### [EXERCISE TASK]
Starting with the first line below, extract each line through the one that contains "Chart.register(...registerables);", inclusive, excluding pictures.

┏━━

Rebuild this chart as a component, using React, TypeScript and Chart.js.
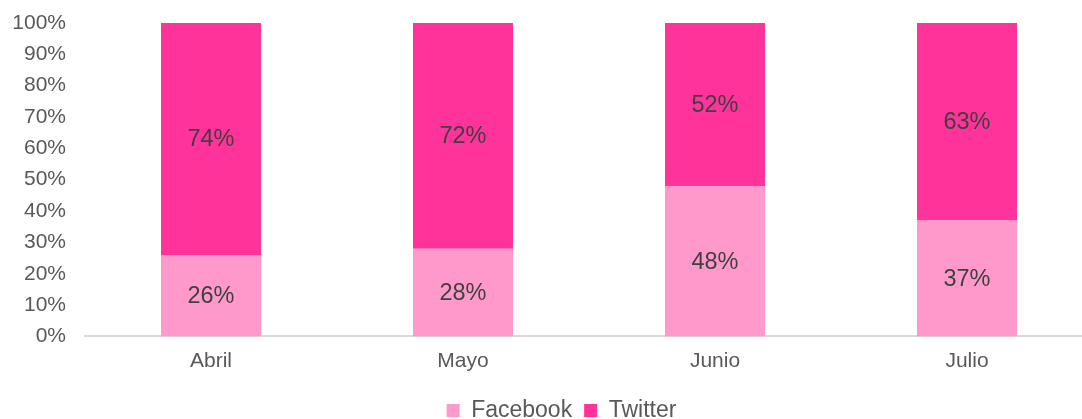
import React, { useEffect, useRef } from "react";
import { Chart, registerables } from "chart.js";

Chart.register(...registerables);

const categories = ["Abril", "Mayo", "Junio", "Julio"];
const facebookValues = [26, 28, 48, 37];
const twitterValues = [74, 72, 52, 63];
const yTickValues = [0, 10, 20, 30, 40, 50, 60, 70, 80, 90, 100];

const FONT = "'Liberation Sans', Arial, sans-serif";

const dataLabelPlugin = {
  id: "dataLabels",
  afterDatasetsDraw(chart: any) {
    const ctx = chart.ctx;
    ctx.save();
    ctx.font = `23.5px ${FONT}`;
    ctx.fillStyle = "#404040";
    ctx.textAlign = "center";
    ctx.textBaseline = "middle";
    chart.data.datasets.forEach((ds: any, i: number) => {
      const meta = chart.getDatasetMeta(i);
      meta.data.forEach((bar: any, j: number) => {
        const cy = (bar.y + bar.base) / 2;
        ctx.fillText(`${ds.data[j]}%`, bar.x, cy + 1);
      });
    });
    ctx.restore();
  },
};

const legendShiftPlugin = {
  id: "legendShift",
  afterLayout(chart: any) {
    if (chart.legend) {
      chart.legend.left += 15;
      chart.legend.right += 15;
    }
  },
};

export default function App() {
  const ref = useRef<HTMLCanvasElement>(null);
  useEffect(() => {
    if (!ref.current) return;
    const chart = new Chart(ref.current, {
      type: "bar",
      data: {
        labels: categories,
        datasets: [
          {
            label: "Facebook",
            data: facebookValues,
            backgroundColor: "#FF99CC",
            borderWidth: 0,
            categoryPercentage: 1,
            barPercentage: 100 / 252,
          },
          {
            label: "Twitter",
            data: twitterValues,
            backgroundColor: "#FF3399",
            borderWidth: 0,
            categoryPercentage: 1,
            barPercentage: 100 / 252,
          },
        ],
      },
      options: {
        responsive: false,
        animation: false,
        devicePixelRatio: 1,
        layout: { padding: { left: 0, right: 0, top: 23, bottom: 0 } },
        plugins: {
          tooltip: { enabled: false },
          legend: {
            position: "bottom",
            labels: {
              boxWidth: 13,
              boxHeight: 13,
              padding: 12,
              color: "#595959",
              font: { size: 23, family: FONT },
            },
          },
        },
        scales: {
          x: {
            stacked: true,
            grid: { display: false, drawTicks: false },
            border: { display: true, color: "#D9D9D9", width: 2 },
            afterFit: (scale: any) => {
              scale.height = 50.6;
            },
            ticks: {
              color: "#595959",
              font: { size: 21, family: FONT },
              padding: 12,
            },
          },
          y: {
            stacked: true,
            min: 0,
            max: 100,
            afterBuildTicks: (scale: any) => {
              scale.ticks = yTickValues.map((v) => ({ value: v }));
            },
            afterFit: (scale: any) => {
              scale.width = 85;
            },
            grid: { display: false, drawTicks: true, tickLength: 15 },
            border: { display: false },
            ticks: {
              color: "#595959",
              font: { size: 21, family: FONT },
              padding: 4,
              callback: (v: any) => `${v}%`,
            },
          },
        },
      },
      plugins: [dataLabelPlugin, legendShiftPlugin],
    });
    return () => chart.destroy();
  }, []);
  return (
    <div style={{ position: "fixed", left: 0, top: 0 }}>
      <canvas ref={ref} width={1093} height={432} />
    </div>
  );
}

┗━━

### [WORKED SOLUTION]
Rebuild this chart as a component, using React, TypeScript and Chart.js.
import React, { useEffect, useRef } from "react";
import { Chart, registerables } from "chart.js";

Chart.register(...registerables);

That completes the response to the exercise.